I just got the new “Best of” Veg News magazine and they featured this recipe. Anything that has “fry” in the name sounds good to me. Fry bread, or bannock, is a traditional Native American bread and combines the “three sisters”: corn, beans and squash. I actually had all of the ingredients the recipe called for in my kitchen. They were a big hit and I will be making them for Thanksgiving for sure.

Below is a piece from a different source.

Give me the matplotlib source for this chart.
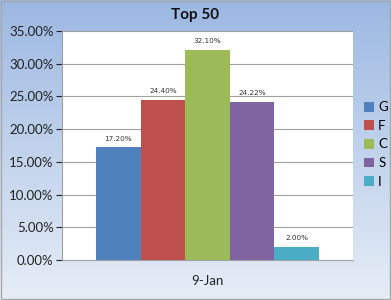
import numpy as np
import matplotlib
matplotlib.use("Agg")
import matplotlib.pyplot as plt
from matplotlib.ticker import FuncFormatter

plt.rcParams['font.family'] = ['Lato', 'DejaVu Sans']

categories = ["G", "F", "C", "S", "I"]
values = [17.20, 24.40, 32.10, 24.22, 2.00]
colors = ["#4f81bd", "#c0504d", "#9bbb59", "#8064a2", "#4bacc6"]
xlabel = "9-Jan"
title = "Top 50"

W, H = 391, 300
fig = plt.figure(figsize=(W/100, H/100), dpi=100)

# gradient background
bg = fig.add_axes([0, 0, 1, 1])
top = np.array([0x9c, 0xb8, 0xe2]) / 255
bot = np.array([0xe6, 0xed, 0xf6]) / 255
t = np.linspace(0, 1, 300)[:, None]
grad = (top[None, :] * (1 - t) + bot[None, :] * t)[:, None, :]
bg.imshow(np.repeat(grad, 4, axis=1), aspect="auto", extent=[0, 1, 0, 1])
bg.set_xlim(0, 1); bg.set_ylim(0, 1)
bg.axis("off")
bg.add_patch(plt.Rectangle((0.002, 0.003), 0.996, 0.994, fill=False,
                           edgecolor="#a8a8a8", lw=1.0, transform=bg.transAxes))

left, right = 62, 353
ytop, ybot = 31, 260
ax = fig.add_axes([left/W, 1 - ybot/H, (right-left)/W, (ybot-ytop)/H])
ax.set_facecolor("white")

n = len(values)
bw = 44.6 / (right - left)
center = (207.5 - left) / (right - left)
xs = center + (np.arange(n) - (n - 1) / 2) * bw
bars = ax.bar(xs, values, width=bw, color=colors, label=categories, zorder=3)
for x, v in zip(xs, values):
    ax.text(x, v + 0.9, f"{v:.2f}%", ha="center", va="bottom", fontsize=5.2,
            color="#333333", family="DejaVu Sans")

ax.set_xlim(0, 1)
ax.set_ylim(0, 35)
ax.set_yticks(np.arange(0, 36, 5))
ax.yaxis.set_major_formatter(FuncFormatter(lambda v, p: f"{v:.2f}%"))
ax.grid(axis="y", color="#a0a0a0", lw=0.8, zorder=0)
ax.set_xticks([center])
ax.set_xticklabels([xlabel])
ax.tick_params(axis="x", length=0, pad=11, labelsize=9.5, colors="#222222")
ax.tick_params(axis="y", length=4, direction="out", pad=2, labelsize=9.5,
               colors="#222222")
for s in ["top", "right"]:
    ax.spines[s].set_visible(False)
for s in ["left", "bottom"]:
    ax.spines[s].set_color("#a0a0a0")

fig.text(195/W, 1 - 15/H, title, ha="center", va="center", fontsize=11,
         fontweight="bold", color="#111111")

leg = fig.legend(handles=bars, labels=categories, loc="upper left",
                 bbox_to_anchor=(359/W, 1 - 96/H), frameon=False,
                 fontsize=9.5, handlelength=0.75, handleheight=0.75,
                 handletextpad=0.3, labelspacing=0.5, borderaxespad=0)

fig.savefig("out.png", dpi=100)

I adapted the recipe by using gluten free flour, roasting the butternut squash, and decreasing the amount of sage the recipe calls for. I also used my 3 tablespoon ice cream scooper to make 12 smaller breads (vs. 6 in the recipe.)
1 cup brown rice flour
1 cup cornmeal
1 cup mashed pinto beans, soaked overnight and cooked
1 cup mashed butternut squash, roasted in olive oil with salt and pepper (approx 1/2 of a good size butternut squash)
1 teaspoon baking powder
1/2 teaspoon dried sage
Warm water (3 to 4 tablespoons)
Sautéed Baby Kale
1/2 fresh lemon
S and P
Soak the beans overnight and then cook. Set aside.
Preheat oven to 400. Peel and dice the butternut squash and toss with olive oil, salt and pepper. Turn out onto baking sheet and roast for 30 minutes.
Measure out a cup of beans and mash them. Mash the butternut squash right on the baking sheet and place it into a 1 cup measuring cup until you have a cup. Save the rest for something good…
In a big mixing bowl combine the brown rice flour, cornmeal, mashed pinto beans, mashed butternut squash, baking powder, and sage. Use your hands to combine well. Add as much warm water as to get the dough to come together. Using an ice cream scooper, make 12 dough balls, and then flatten them out for cooking.
In a non-stick skillet, heat up safflower oil. Cook the dough on one side until it is crispy and the turn it over and cook the other side.
In another skillet, heat up a dash of olive oil and wilt the kale. Toss in the juice of 1/2 of a fresh lemon and salt. Toss.
Serve the bread with a healthy portion of kale!